May 15, 2007 10:54
So after what seemed to be a wonderful Saturday night, turned into a horrible Sunday evening. He told me he loved me (just out of the blue), invited me to his family vacation and started making HIS own plans to live with me. Then Sunday he starts acting really pissy towards me, so I ask whats wrong, and apparently that was the WRONG question to ask. We got into a little argument and I pretty much didnt talk to him until 10 last night. I think we broke up, but I'm not mad, he was honest with me. He says he is scared to death to fall head over heels in love with someone because of what SHE did, and I cant blame him. He has to go through hell each and every day not being able to see his child grow up. He has to watch her grow up over myspace! Thats so wrong. I could understand her wanting to keep him away if he was a drug dealer, or a loser with no job, or just a horrible person. But what she doesnt realise is that there are more single women that I could count that would KILL to have a man like Adam, someone who pays a hell of a lot of money in child support, keeps a job, and CARES about his child. Some women have trouble getting $50 a month in child support from their childrens father , he pays 12x that much and she's still not happy.
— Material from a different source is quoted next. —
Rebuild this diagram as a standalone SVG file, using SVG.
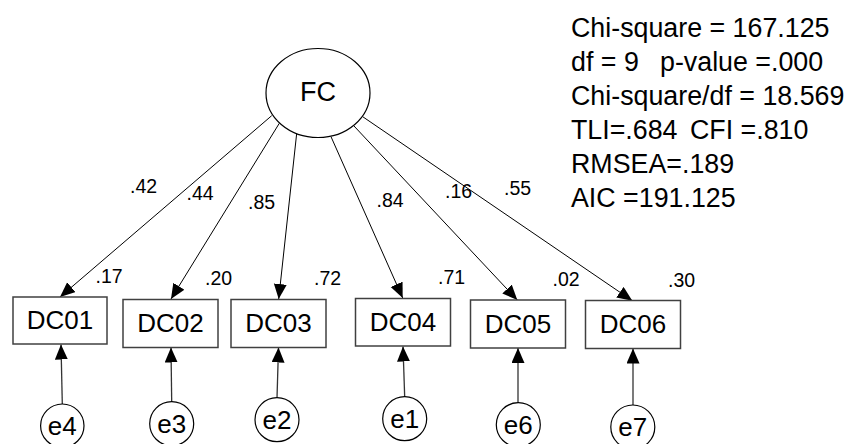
<svg xmlns="http://www.w3.org/2000/svg" width="848" height="444" viewBox="0 0 848 444">
<style>
text{font-family:"Liberation Sans",Arial,sans-serif;fill:#000}
.big{font-size:26px}
.fc{font-size:27px}
.lab{font-size:19.5px}
.st{font-size:26.8px}
.box{fill:#fff;stroke:#404040;stroke-width:1.5}
.circ{fill:#fff;stroke:#000;stroke-width:1.2}
.edge{stroke:#000;stroke-width:1;fill:none}
.err{stroke:#333;stroke-width:1.3;fill:none}
</style>
<defs>
<marker id="ah" markerUnits="userSpaceOnUse" markerWidth="16" markerHeight="14" refX="15" refY="6.5" orient="auto">
<path d="M0,0 L15,6.5 L0,13 z" fill="#000"/>
</marker>
</defs>
<g id="connectors">
<line class="edge" x1="271.7" y1="115.7" x2="60" y2="297" marker-end="url(#ah)"/>
<line class="edge" x1="279.3" y1="123.3" x2="171" y2="299" marker-end="url(#ah)"/>
<line class="edge" x1="296.7" y1="133.3" x2="278.7" y2="299" marker-end="url(#ah)"/>
<line class="edge" x1="331" y1="136.7" x2="402.7" y2="298" marker-end="url(#ah)"/>
<line class="edge" x1="354" y1="126" x2="517.3" y2="300" marker-end="url(#ah)"/>
<line class="edge" x1="362.7" y1="116.7" x2="632.3" y2="300.7" marker-end="url(#ah)"/>
<line class="err" x1="62.3" y1="404" x2="61" y2="344.5" marker-end="url(#ah)"/>
<line class="err" x1="171.7" y1="402" x2="171" y2="347.5" marker-end="url(#ah)"/>
<line class="err" x1="277" y1="398" x2="278.5" y2="347.5" marker-end="url(#ah)"/>
<line class="err" x1="404.7" y1="397" x2="403" y2="346.5" marker-end="url(#ah)"/>
<line class="err" x1="518" y1="403" x2="518" y2="348" marker-end="url(#ah)"/>
<line class="err" x1="633" y1="405" x2="633" y2="348.5" marker-end="url(#ah)"/>
<text class="lab" x="130" y="193">.42</text>
<text class="lab" x="186.5" y="200">.44</text>
<text class="lab" x="248" y="209">.85</text>
<text class="lab" x="376.5" y="207">.84</text>
<text class="lab" x="445" y="198">.16</text>
<text class="lab" x="504" y="195">.55</text>
</g>
<g id="FC">
<ellipse cx="318" cy="93" rx="52" ry="44.5" fill="#fff" stroke="#000" stroke-width="1.2"/>
<text class="fc" x="318" y="101" text-anchor="middle">FC</text>
</g>
<g id="DC01">
<rect class="box" x="13" y="297" width="94" height="47"/>
<text class="big" x="60" y="329" text-anchor="middle">DC01</text>
<text class="lab" x="95.5" y="283">.17</text>
</g>
<g id="DC02">
<rect class="box" x="123" y="299.5" width="95" height="48"/>
<text class="big" x="170.5" y="332" text-anchor="middle">DC02</text>
<text class="lab" x="205" y="285">.20</text>
</g>
<g id="DC03">
<rect class="box" x="231" y="299.5" width="95" height="48"/>
<text class="big" x="278.5" y="332" text-anchor="middle">DC03</text>
<text class="lab" x="314" y="285">.72</text>
</g>
<g id="DC04">
<rect class="box" x="355.5" y="298.5" width="95" height="47.5"/>
<text class="big" x="403" y="331" text-anchor="middle">DC04</text>
<text class="lab" x="438" y="284">.71</text>
</g>
<g id="DC05">
<rect class="box" x="470.5" y="300" width="95" height="48"/>
<text class="big" x="518" y="332.5" text-anchor="middle">DC05</text>
<text class="lab" x="552.5" y="286">.02</text>
</g>
<g id="DC06">
<rect class="box" x="585.5" y="300.5" width="95" height="48"/>
<text class="big" x="633" y="333" text-anchor="middle">DC06</text>
<text class="lab" x="668" y="286.5">.30</text>
</g>
<g id="e4"><circle class="circ" cx="62.3" cy="425.7" r="21.7"/><text class="big" x="62.3" y="434.5" text-anchor="middle">e4</text></g>
<g id="e3"><circle class="circ" cx="171.7" cy="423.7" r="22"/><text class="big" x="171.7" y="432.5" text-anchor="middle">e3</text></g>
<g id="e2"><circle class="circ" cx="277" cy="419.7" r="22"/><text class="big" x="277" y="428.5" text-anchor="middle">e2</text></g>
<g id="e1"><circle class="circ" cx="404.7" cy="418.7" r="22"/><text class="big" x="404.7" y="427.5" text-anchor="middle">e1</text></g>
<g id="e6"><circle class="circ" cx="518.3" cy="424.7" r="22"/><text class="big" x="518.3" y="433.5" text-anchor="middle">e6</text></g>
<g id="e7"><circle class="circ" cx="632.8" cy="427" r="22"/><text class="big" x="632.8" y="435.8" text-anchor="middle">e7</text></g>
<g id="stats">
<text class="st" x="571" y="37">Chi-square = 167.125</text>
<text class="st" y="71"><tspan x="571">df = 9</tspan><tspan x="660">p-value =.000</tspan></text>
<text class="st" x="571" y="105">Chi-square/df = 18.569</text>
<text class="st" y="139"><tspan x="571">TLI=.684</tspan><tspan x="690">CFI =.810</tspan></text>
<text class="st" x="571" y="173">RMSEA=.189</text>
<text class="st" x="571" y="207">AIC =191.125</text>
</g>
</svg>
I said that I wouldnt say anything bad about her, and I probably wouldnt to him, but now shes interfering with MY life and MY heart. I know that sounds selfish, but here I am, I'm in love with someone who's been so heartbroken by all this he's scared to death. I FINALLY was able to let my gaurd down and love again, after almost a year of trying to recover from Johnny, and its taken away from me by such a horrible woman. Idk things dont make sense anymore, he says he needs to be alone to get thinsg back on track, to buy a house and fight for full custody, but then this morning I get a "Good Morning" text message... which is something I havent gotten in over a week... its all very strange. But I CANT be mad at him, this isnt his fault and I dont think he's doing this to hurt me. I just hope that he knows if he ever needs me he can call me and I'd drop just about anything to be there for him. Its funny how two people who are so totally different can be so good for each other sometimes. When we go out, we ARE that couple you want to be. The ones who joke around with the waitress and who poke fun at each other. We're the ones sitting across from each other and not beside each other so we can SEE each other when we're talking. We're the couple that some how seems to expose they have a sex life (and not to mention an AMAZING sex life) where ever they go. We make people jealous. & I love it. I dont know if I'm single or still involved (officially) but I know that for right now... he has my heart.